● WRITTEN INSTRUCTION
Repeat what the lines below say, word for word, and skip every image.

● SUPPLIED MATERIAL
►

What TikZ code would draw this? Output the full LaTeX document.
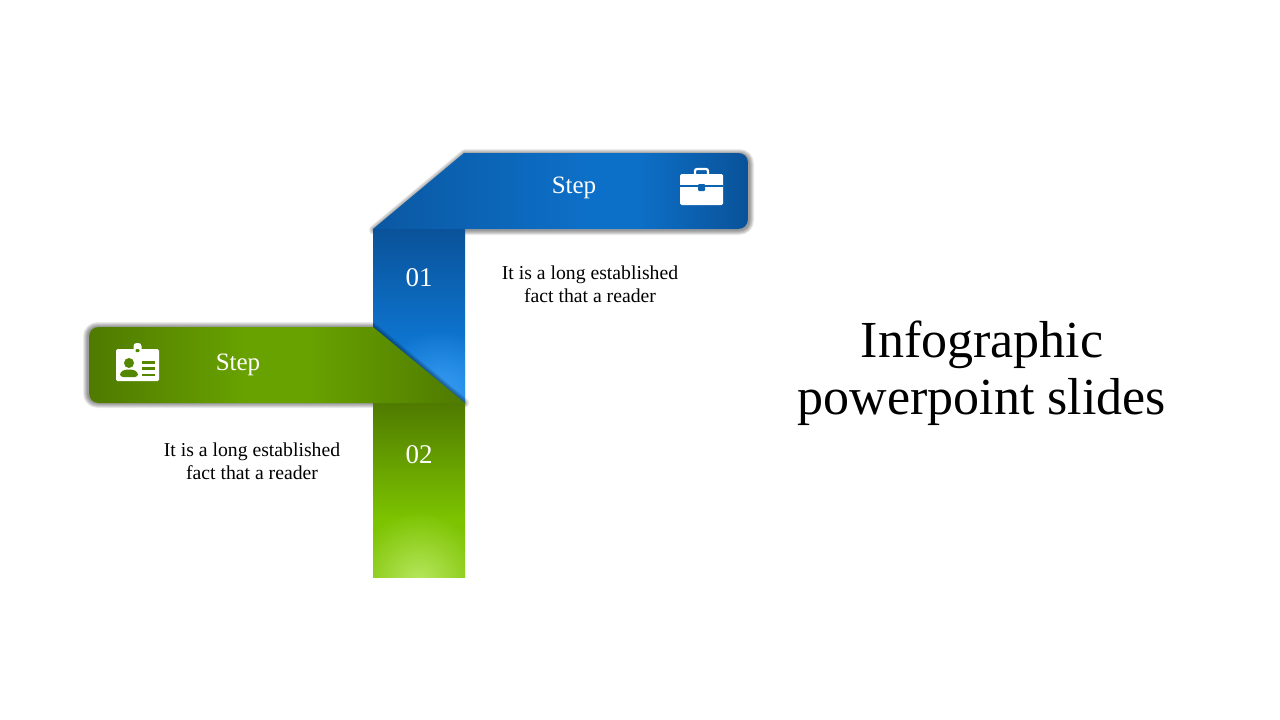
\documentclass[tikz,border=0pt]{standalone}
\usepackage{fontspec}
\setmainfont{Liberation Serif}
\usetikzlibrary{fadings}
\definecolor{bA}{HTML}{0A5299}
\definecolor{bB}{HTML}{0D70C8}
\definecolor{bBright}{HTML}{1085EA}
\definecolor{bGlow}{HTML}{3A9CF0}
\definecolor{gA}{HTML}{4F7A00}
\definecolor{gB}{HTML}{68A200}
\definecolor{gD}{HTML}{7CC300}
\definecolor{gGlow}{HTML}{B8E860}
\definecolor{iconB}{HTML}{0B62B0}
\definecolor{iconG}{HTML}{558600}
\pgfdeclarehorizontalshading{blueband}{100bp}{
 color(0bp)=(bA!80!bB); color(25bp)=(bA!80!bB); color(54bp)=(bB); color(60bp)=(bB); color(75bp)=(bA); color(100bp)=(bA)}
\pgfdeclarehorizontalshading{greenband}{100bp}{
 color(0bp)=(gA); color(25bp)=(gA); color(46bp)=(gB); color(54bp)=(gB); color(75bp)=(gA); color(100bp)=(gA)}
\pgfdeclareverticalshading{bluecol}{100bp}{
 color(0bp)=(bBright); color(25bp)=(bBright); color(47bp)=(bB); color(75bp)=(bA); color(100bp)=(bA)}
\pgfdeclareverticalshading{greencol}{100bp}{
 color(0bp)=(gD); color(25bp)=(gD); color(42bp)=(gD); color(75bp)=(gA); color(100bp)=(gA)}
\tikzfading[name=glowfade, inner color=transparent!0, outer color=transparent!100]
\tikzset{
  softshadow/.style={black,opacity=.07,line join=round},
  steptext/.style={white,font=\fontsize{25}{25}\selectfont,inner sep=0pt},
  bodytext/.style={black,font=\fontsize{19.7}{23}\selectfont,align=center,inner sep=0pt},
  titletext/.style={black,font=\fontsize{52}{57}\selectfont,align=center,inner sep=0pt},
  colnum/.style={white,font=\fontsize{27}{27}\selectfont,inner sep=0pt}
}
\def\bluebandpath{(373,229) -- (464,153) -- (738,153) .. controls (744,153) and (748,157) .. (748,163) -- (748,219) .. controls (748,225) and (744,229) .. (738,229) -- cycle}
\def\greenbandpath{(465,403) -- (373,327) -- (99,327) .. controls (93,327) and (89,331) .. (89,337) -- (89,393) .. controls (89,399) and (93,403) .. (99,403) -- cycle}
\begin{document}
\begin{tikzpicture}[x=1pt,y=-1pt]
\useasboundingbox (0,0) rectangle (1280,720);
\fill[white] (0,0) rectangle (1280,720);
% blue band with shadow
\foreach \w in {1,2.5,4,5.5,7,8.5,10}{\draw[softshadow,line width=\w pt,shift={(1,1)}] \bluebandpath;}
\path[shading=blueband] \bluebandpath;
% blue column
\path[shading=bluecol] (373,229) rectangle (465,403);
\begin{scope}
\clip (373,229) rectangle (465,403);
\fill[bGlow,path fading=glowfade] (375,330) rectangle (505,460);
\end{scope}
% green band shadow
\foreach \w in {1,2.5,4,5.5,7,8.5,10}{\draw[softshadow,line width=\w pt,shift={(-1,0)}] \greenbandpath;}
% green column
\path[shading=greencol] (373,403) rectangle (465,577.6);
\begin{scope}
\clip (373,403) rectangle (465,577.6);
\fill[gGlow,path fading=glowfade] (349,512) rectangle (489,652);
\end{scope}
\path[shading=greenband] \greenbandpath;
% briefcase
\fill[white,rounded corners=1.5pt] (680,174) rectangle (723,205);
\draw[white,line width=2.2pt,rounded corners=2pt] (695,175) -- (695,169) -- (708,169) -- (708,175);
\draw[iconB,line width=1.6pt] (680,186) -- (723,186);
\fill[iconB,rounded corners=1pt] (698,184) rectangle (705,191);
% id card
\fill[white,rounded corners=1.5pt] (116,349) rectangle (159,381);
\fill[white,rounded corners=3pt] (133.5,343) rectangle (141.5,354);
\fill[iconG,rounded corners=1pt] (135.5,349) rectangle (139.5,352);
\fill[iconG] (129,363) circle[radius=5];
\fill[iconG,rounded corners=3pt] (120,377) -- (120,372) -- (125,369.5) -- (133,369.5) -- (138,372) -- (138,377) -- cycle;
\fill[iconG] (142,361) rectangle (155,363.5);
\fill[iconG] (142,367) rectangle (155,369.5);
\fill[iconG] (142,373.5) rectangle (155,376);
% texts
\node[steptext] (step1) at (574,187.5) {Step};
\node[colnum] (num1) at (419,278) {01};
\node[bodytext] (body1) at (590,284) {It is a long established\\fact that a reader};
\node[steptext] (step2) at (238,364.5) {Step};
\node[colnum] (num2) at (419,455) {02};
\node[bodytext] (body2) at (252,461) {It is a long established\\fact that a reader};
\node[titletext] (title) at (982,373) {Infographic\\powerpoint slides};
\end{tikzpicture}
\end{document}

◄

● THE SOLUTION
What TikZ code would draw this? Output the full LaTeX document.
\documentclass[tikz,border=0pt]{standalone}
\usepackage{fontspec}
\setmainfont{Liberation Serif}
\usetikzlibrary{fadings}
\definecolor{bA}{HTML}{0A5299}
\definecolor{bB}{HTML}{0D70C8}
\definecolor{bBright}{HTML}{1085EA}
\definecolor{bGlow}{HTML}{3A9CF0}
\definecolor{gA}{HTML}{4F7A00}
\definecolor{gB}{HTML}{68A200}
\definecolor{gD}{HTML}{7CC300}
\definecolor{gGlow}{HTML}{B8E860}
\definecolor{iconB}{HTML}{0B62B0}
\definecolor{iconG}{HTML}{558600}
\pgfdeclarehorizontalshading{blueband}{100bp}{
 color(0bp)=(bA!80!bB); color(25bp)=(bA!80!bB); color(54bp)=(bB); color(60bp)=(bB); color(75bp)=(bA); color(100bp)=(bA)}
\pgfdeclarehorizontalshading{greenband}{100bp}{
 color(0bp)=(gA); color(25bp)=(gA); color(46bp)=(gB); color(54bp)=(gB); color(75bp)=(gA); color(100bp)=(gA)}
\pgfdeclareverticalshading{bluecol}{100bp}{
 color(0bp)=(bBright); color(25bp)=(bBright); color(47bp)=(bB); color(75bp)=(bA); color(100bp)=(bA)}
\pgfdeclareverticalshading{greencol}{100bp}{
 color(0bp)=(gD); color(25bp)=(gD); color(42bp)=(gD); color(75bp)=(gA); color(100bp)=(gA)}
\tikzfading[name=glowfade, inner color=transparent!0, outer color=transparent!100]
\tikzset{
  softshadow/.style={black,opacity=.07,line join=round},
  steptext/.style={white,font=\fontsize{25}{25}\selectfont,inner sep=0pt},
  bodytext/.style={black,font=\fontsize{19.7}{23}\selectfont,align=center,inner sep=0pt},
  titletext/.style={black,font=\fontsize{52}{57}\selectfont,align=center,inner sep=0pt},
  colnum/.style={white,font=\fontsize{27}{27}\selectfont,inner sep=0pt}
}
\def\bluebandpath{(373,229) -- (464,153) -- (738,153) .. controls (744,153) and (748,157) .. (748,163) -- (748,219) .. controls (748,225) and (744,229) .. (738,229) -- cycle}
\def\greenbandpath{(465,403) -- (373,327) -- (99,327) .. controls (93,327) and (89,331) .. (89,337) -- (89,393) .. controls (89,399) and (93,403) .. (99,403) -- cycle}
\begin{document}
\begin{tikzpicture}[x=1pt,y=-1pt]
\useasboundingbox (0,0) rectangle (1280,720);
\fill[white] (0,0) rectangle (1280,720);
% blue band with shadow
\foreach \w in {1,2.5,4,5.5,7,8.5,10}{\draw[softshadow,line width=\w pt,shift={(1,1)}] \bluebandpath;}
\path[shading=blueband] \bluebandpath;
% blue column
\path[shading=bluecol] (373,229) rectangle (465,403);
\begin{scope}
\clip (373,229) rectangle (465,403);
\fill[bGlow,path fading=glowfade] (375,330) rectangle (505,460);
\end{scope}
% green band shadow
\foreach \w in {1,2.5,4,5.5,7,8.5,10}{\draw[softshadow,line width=\w pt,shift={(-1,0)}] \greenbandpath;}
% green column
\path[shading=greencol] (373,403) rectangle (465,577.6);
\begin{scope}
\clip (373,403) rectangle (465,577.6);
\fill[gGlow,path fading=glowfade] (349,512) rectangle (489,652);
\end{scope}
\path[shading=greenband] \greenbandpath;
% briefcase
\fill[white,rounded corners=1.5pt] (680,174) rectangle (723,205);
\draw[white,line width=2.2pt,rounded corners=2pt] (695,175) -- (695,169) -- (708,169) -- (708,175);
\draw[iconB,line width=1.6pt] (680,186) -- (723,186);
\fill[iconB,rounded corners=1pt] (698,184) rectangle (705,191);
% id card
\fill[white,rounded corners=1.5pt] (116,349) rectangle (159,381);
\fill[white,rounded corners=3pt] (133.5,343) rectangle (141.5,354);
\fill[iconG,rounded corners=1pt] (135.5,349) rectangle (139.5,352);
\fill[iconG] (129,363) circle[radius=5];
\fill[iconG,rounded corners=3pt] (120,377) -- (120,372) -- (125,369.5) -- (133,369.5) -- (138,372) -- (138,377) -- cycle;
\fill[iconG] (142,361) rectangle (155,363.5);
\fill[iconG] (142,367) rectangle (155,369.5);
\fill[iconG] (142,373.5) rectangle (155,376);
% texts
\node[steptext] (step1) at (574,187.5) {Step};
\node[colnum] (num1) at (419,278) {01};
\node[bodytext] (body1) at (590,284) {It is a long established\\fact that a reader};
\node[steptext] (step2) at (238,364.5) {Step};
\node[colnum] (num2) at (419,455) {02};
\node[bodytext] (body2) at (252,461) {It is a long established\\fact that a reader};
\node[titletext] (title) at (982,373) {Infographic\\powerpoint slides};
\end{tikzpicture}
\end{document}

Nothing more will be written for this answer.